九月十一日の事件は確かにアメリカの航空業界の困窮に追い討ちをかけたかもしれないが、アメリカではずっと以前から航空自由化による競争激化で、多くの航空会社が倒産に追い込まれていた。従って、九月十一日の事件そのものが飛行機離れや経営危機の根本的原因になったとは考えにくい。
競争激化は運賃値下げにつながり、航空券の実勢価格はどんどん下がっていった。それでも利益を出していたのは定価で航空券を買うビジネス旅客からの収入があったからだ。しかし、そのビジネスマンでさえ、アメリカ経済の後退により出張が減り、また技術革新によってビデオ会議などで済ませることも可能になったために、旅客数はさらに減少していった。
九月十一日の事件の後は、米航空各社は軒並み大量の人員削減を発表し、政府の無償援助や貸付債務保証などを定めた航空救済法が成立したほどアメリカの航空業界は困窮している。そして、人員削減の安全体制への影響を懸念していた矢先にまた事故が起きた。

安全性は後回しに

この七月、ドイツ南部で貨物機と旅客機が空中衝突して墜落し、事故発生当初はロシア機パイロットのミスだとされたが、旅客機のシステムが「上昇」の指示を出したのにスイスの管制官が衝突を回避するために「降下」の指示を出し、判断に迷った機長が管制官の降下指示に従い急降下して貨物機と衝突に至ったということが事故調査によって明らかになった。

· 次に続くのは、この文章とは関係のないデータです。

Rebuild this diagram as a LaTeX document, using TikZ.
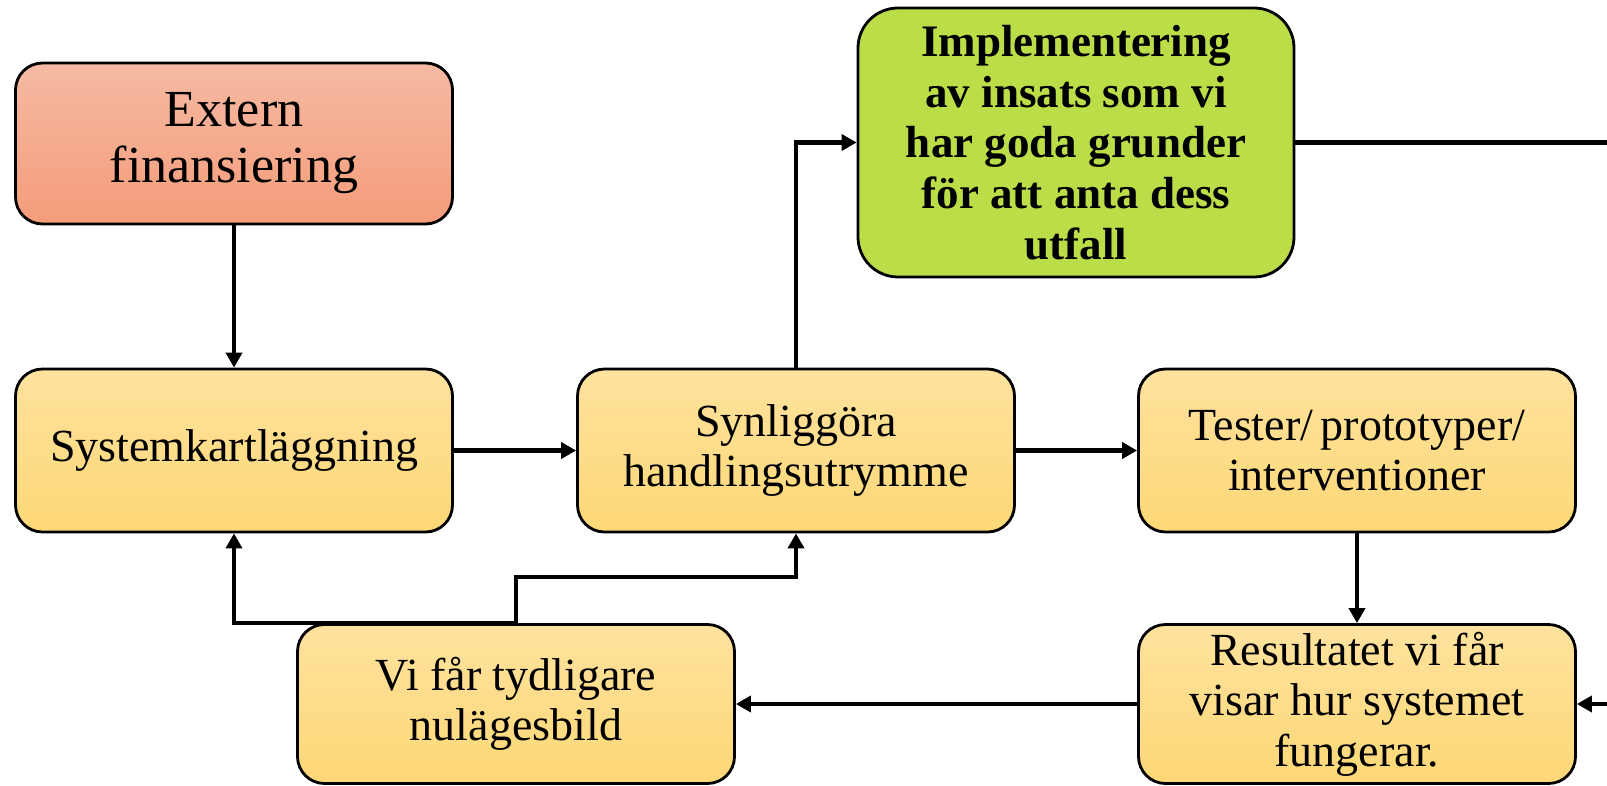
\documentclass[tikz,border=0pt]{standalone}
\usepackage{fontspec}
\setmainfont{Liberation Serif}
\usetikzlibrary{arrows.meta}
\definecolor{ytop}{RGB}{254,226,158}
\definecolor{ybot}{RGB}{253,216,118}
\definecolor{rtop}{RGB}{245,186,163}
\definecolor{rbot}{RGB}{245,156,122}
\definecolor{gfill}{RGB}{187,221,72}
\tikzset{
  box/.style={draw=black, line width=2.8pt, rounded corners=27pt, inner sep=0pt,
    align=center, minimum width=437pt, font=\fontsize{46}{50.5}\selectfont},
  ybox/.style={box, top color=ytop, bottom color=ybot},
  rbox/.style={box, top color=rtop, bottom color=rbot, font=\fontsize{52}{56}\selectfont},
  gbox/.style={box, fill=gfill, rounded corners=40pt, font=\bfseries\fontsize{45}{50.7}\selectfont},
  conn/.style={draw=black, line width=4.2pt},
  arr/.style={conn, -{Triangle[length=15pt,width=16pt]}}
}
\begin{document}
\begin{tikzpicture}[x=1pt,y=-1pt]
\useasboundingbox (0,0) rectangle (1607,785);
\node[rbox, minimum height=161pt] (ext) at (234,143.5) {\raisebox{-5pt}{\parbox{400pt}{\centering Extern\\finansiering}}};
\node[gbox, minimum width=436pt, minimum height=269pt] (impl) at (1076,142.5)
  {Implementering\\av insats som vi\\har goda grunder\\för att anta dess\\utfall};
\node[ybox, minimum height=163pt] (sys) at (234,450.5) {Systemkartläggning};
\node[ybox, minimum height=163pt] (syn) at (796,450.5) {Synliggöra\\handlingsutrymme};
\node[ybox, minimum height=163pt] (test) at (1357,450.5) {Tester/\,prototyper/\\interventioner};
\node[ybox, minimum height=159pt] (vi) at (516,704) {Vi får tydligare\\nulägesbild};
\node[ybox, minimum height=159pt] (res) at (1357,704) {Resultatet vi får\\visar hur systemet\\fungerar.};
\coordinate (rout) at (1608,142.5);
\coordinate (rin) at (1608,704);
\draw[arr] (ext) -- (sys);
\draw[arr] (sys) -- (syn);
\draw[arr] (syn) -- (test);
\draw[arr] (test) -- (res);
\draw[arr] (res) -- (vi);
\draw[arr] (rin) -- (res.east);
\draw[conn] (impl.east) -- (rout);
\draw[arr] (syn.north) |- (impl.west);
\draw[arr] (vi.north) -| (sys.south);
\draw[arr] (vi.north) -- ++(0,-46) -| (syn.south);
\end{tikzpicture}
\end{document}
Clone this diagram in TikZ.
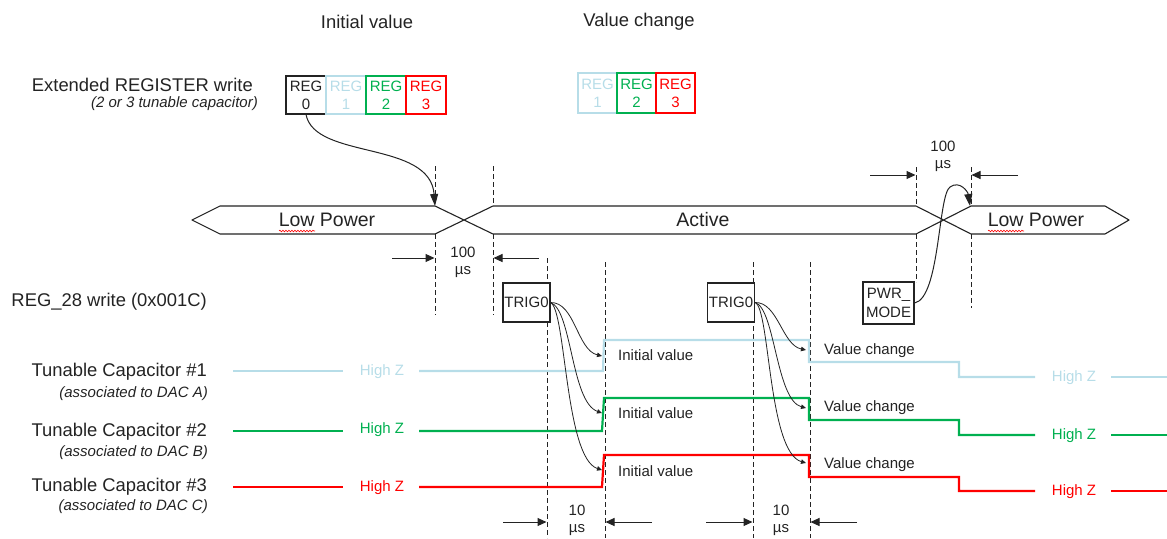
\documentclass[tikz,border=0pt]{standalone}
\usepackage{fontspec}
\setmainfont{Liberation Sans}
\usetikzlibrary{arrows.meta,decorations.pathmorphing}
\definecolor{capA}{RGB}{183,221,232}
\definecolor{capB}{RGB}{0,176,80}
\definecolor{capC}{RGB}{255,0,0}
\definecolor{ink}{RGB}{35,35,35}
\begin{document}
\begin{tikzpicture}[x=1pt,y=-1pt,
  every node/.style={inner sep=0pt, text=ink},
  bigtxt/.style={font=\fontsize{18.4}{21}\selectfont},
  subtxt/.style={font=\fontsize{15}{17}\selectfont\itshape},
  smalltxt/.style={font=\fontsize{15}{17}\selectfont},
  bustxt/.style={font=\fontsize{19.5}{22}\selectfont},
  regbox/.style={draw=ink, line width=1.1pt, minimum width=40pt, minimum height=38pt, align=center, font=\fontsize{15}{18}\selectfont},
  vregbox/.style={regbox, minimum width=39pt, minimum height=40pt},
  trigbox/.style={draw=ink, fill=white, line width=1.1pt, minimum width=47pt, minimum height=39pt, align=center, font=\fontsize{15}{19}\selectfont},
  bus/.style={draw=ink, line width=1.1pt, line join=round},
  guide/.style={draw=ink, dash pattern=on 5pt off 3pt, line width=0.9pt},
  dimarrow/.style={draw=ink, line width=1pt, -{Triangle[length=9pt,width=8pt]}},
  trigarrow/.style={draw=ink, line width=0.8pt, -{Triangle[length=5pt,width=4.5pt]}},
  bigcurve/.style={draw=ink, line width=1pt, -{Triangle[length=12pt,width=8pt]}},
  wave/.style={line width=2.2pt, line join=miter},
  spell/.style={draw=capC, line width=0.6pt, decorate, decoration={snake, amplitude=0.8pt, segment length=3pt}}
]
\useasboundingbox (0,0) rectangle (1167,538);

% headings and register writes
\node[bigtxt] (hinit) at (367,22) {Initial value};
\node[bigtxt] (hchg) at (639,22) {Value change};
\node[bigtxt, anchor=east] (lext) at (253,85) {Extended REGISTER write};
\node[subtxt, anchor=east] (lextsub) at (258,104) {(2 or 3 tunable capacitor)};

\node[regbox] (r0) at (306,95) {REG\\0};
\node[regbox, draw=capA, text=capA] (r1) at (346,95) {REG\\1};
\node[regbox, draw=capB, text=capB] (r2) at (386,95) {REG\\2};
\node[regbox, draw=capC, text=capC] (r3) at (426,95) {REG\\3};

\node[vregbox, draw=capA, text=capA] (v1) at (597.5,93) {REG\\1};
\node[vregbox, draw=capB, text=capB] (v2) at (636.5,93) {REG\\2};
\node[vregbox, draw=capC, text=capC] (v3) at (675.5,93) {REG\\3};

% guide lines
\draw[guide] (435,166) -- (435,206);
\draw[guide] (435,234) -- (435,315);
\draw[guide] (493,166) -- (493,206);
\draw[guide] (493,234) -- (493,315);
\draw[guide] (547,258) -- (547,538);
\draw[guide] (605,262) -- (605,538);
\draw[guide] (753,262) -- (753,538);
\draw[guide] (810,262) -- (810,538);
\draw[guide] (916,167) -- (916,206);
\draw[guide] (916,234) -- (916,282);
\draw[guide] (971,167) -- (971,206);
\draw[guide] (971,234) -- (971,308);

% bus
\draw[bus] (435,206) -- (220,206) -- (192,220) -- (220,234) -- (435,234) -- (493,206)
  -- (916,206) -- (971,234) -- (1105,234) -- (1129,220) -- (1105,206) -- (971,206)
  -- (916,234) -- (493,234) -- cycle;
\node[bustxt] (lp1) at (327,220) {Low Power};
\node[bustxt] (act) at (703,220) {Active};
\node[bustxt] (lp2) at (1036,220) {Low Power};
\draw[spell] (279,231) -- (315,231);
\draw[spell] (988,231) -- (1024,231);

% dimensions
\draw[dimarrow] (392,258) -- (434.5,258);
\draw[dimarrow] (539,258) -- (493.5,258);
\node[smalltxt, align=center] (d1) at (463,262) {100\\µs};
\draw[dimarrow] (870,175) -- (915.5,175);
\draw[dimarrow] (1018,175) -- (971.5,175);
\node[smalltxt, align=center] (d2) at (943,156) {100\\µs};
\draw[dimarrow] (503,522) -- (546.5,522);
\draw[dimarrow] (652,522) -- (605.5,522);
\node[smalltxt, align=center] (d3) at (577,520) {10\\µs};
\draw[dimarrow] (706,522) -- (752.5,522);
\draw[dimarrow] (857,522) -- (810.5,522);
\node[smalltxt, align=center] (d4) at (781,520) {10\\µs};

% left labels
\node[bigtxt, anchor=east] (l28) at (207,302) {REG\_28 write (0x001C)};
\node[bigtxt, anchor=east] (lc1) at (207,372) {Tunable Capacitor \#1};
\node[subtxt, anchor=east] (lc1s) at (208,394) {(associated to DAC A)};
\node[bigtxt, anchor=east] (lc2) at (207,432) {Tunable Capacitor \#2};
\node[subtxt, anchor=east] (lc2s) at (208,453) {(associated to DAC B)};
\node[bigtxt, anchor=east] (lc3) at (207,487) {Tunable Capacitor \#3};
\node[subtxt, anchor=east] (lc3s) at (208,507) {(associated to DAC C)};

% waveforms
\draw[capA, wave] (233,371) -- (343,371);
\node[smalltxt, text=capA] (hz1a) at (382,372) {High Z};
\draw[capA, wave] (419,371) -- (603,371) -- (604,340) -- (809,340) -- (809,362) -- (959,362) -- (959,377) -- (1035,377);
\node[smalltxt, text=capA] (hz1b) at (1074,378) {High Z};
\draw[capA, wave] (1111,377) -- (1167,377);

\draw[capB, wave] (233,431) -- (343,431);
\node[smalltxt, text=capB] (hz2a) at (382,430) {High Z};
\draw[capB, wave] (419,431) -- (602,431) -- (604,398) -- (809,398) -- (809,420) -- (959,420) -- (959,435) -- (1035,435);
\node[smalltxt, text=capB] (hz2b) at (1074,436) {High Z};
\draw[capB, wave] (1111,435) -- (1167,435);

\draw[capC, wave] (233,487) -- (343,487);
\node[smalltxt, text=capC] (hz3a) at (382,488) {High Z};
\draw[capC, wave] (419,487) -- (602,487) -- (604,455) -- (809,455) -- (809,477) -- (959,477) -- (959,491) -- (1035,491);
\node[smalltxt, text=capC] (hz3b) at (1074,492) {High Z};
\draw[capC, wave] (1111,491) -- (1167,491);

\node[smalltxt, anchor=west] (iv1) at (618,355) {Initial value};
\node[smalltxt, anchor=west] (iv2) at (618,413) {Initial value};
\node[smalltxt, anchor=west] (iv3) at (618,471) {Initial value};
\node[smalltxt, anchor=west] (vc1) at (824,351) {Value change};
\node[smalltxt, anchor=west] (vc2) at (824,408) {Value change};
\node[smalltxt, anchor=west] (vc3) at (824,465) {Value change};

% trigger boxes
\node[trigbox] (trig1) at (526.5,302.5) {TRIG0};
\node[trigbox] (trig2) at (731,302.5) {TRIG0};
\node[trigbox, minimum width=51pt, minimum height=42pt] (pwr) at (888.5,303) {PWR\_\\MODE};

% connectors
\coordinate (regtip) at (435,206);
\draw[bigcurve] (r0.south) .. controls (315,160) and (430,140) .. (regtip);

\coordinate (pwrtip) at (970,206);
\draw[bigcurve] (pwr.east) .. controls (940,298) and (938,195) .. (950,187) .. controls (960,180) and (968,192) .. (pwrtip);

\coordinate (t1a) at (602,356);
\coordinate (t1b) at (602,413);
\coordinate (t1c) at (602,470);
\draw[trigarrow] (trig1.east) .. controls (575,302) and (577,350) .. (t1a);
\draw[trigarrow] (trig1.east) .. controls (572,310) and (571,402) .. (t1b);
\draw[trigarrow] (trig1.east) .. controls (566,310) and (565,458) .. (t1c);

\coordinate (t2a) at (806,350);
\coordinate (t2b) at (806,408);
\coordinate (t2c) at (806,463);
\draw[trigarrow] (trig2.east) .. controls (778,302) and (782,345) .. (t2a);
\draw[trigarrow] (trig2.east) .. controls (775,308) and (776,400) .. (t2b);
\draw[trigarrow] (trig2.east) .. controls (770,308) and (768,452) .. (t2c);
\end{tikzpicture}
\end{document}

スイスの管制官はなぜ誤った指示を出したのか、ことの詳細はわからないが、一つ確かなことは、民営化とこの大惨事が結びついているということである。
事故調査委員会の調べで、スイスの管制塔ではもう一人の管制官は休憩をとっており、管制官はたった一人で五機を監視しながら、二機と同時に無線通信を行っていたという。さらに保守のために管制塔の警告スイッチが切れていたこと、電話回線さえきちんとつながっていなかったなど空恐ろしい状況が次々と発覚した。
民営化によって航空管制が民間企業の手に渡り、経営効率やコスト削減が重視された結果、一番大切な安全性が後回しになった結果が今回の衝突事故である。今後も民営化や規制緩和が進めば飛行機はますます危険な乗り物になっていくことは間違いないだろう。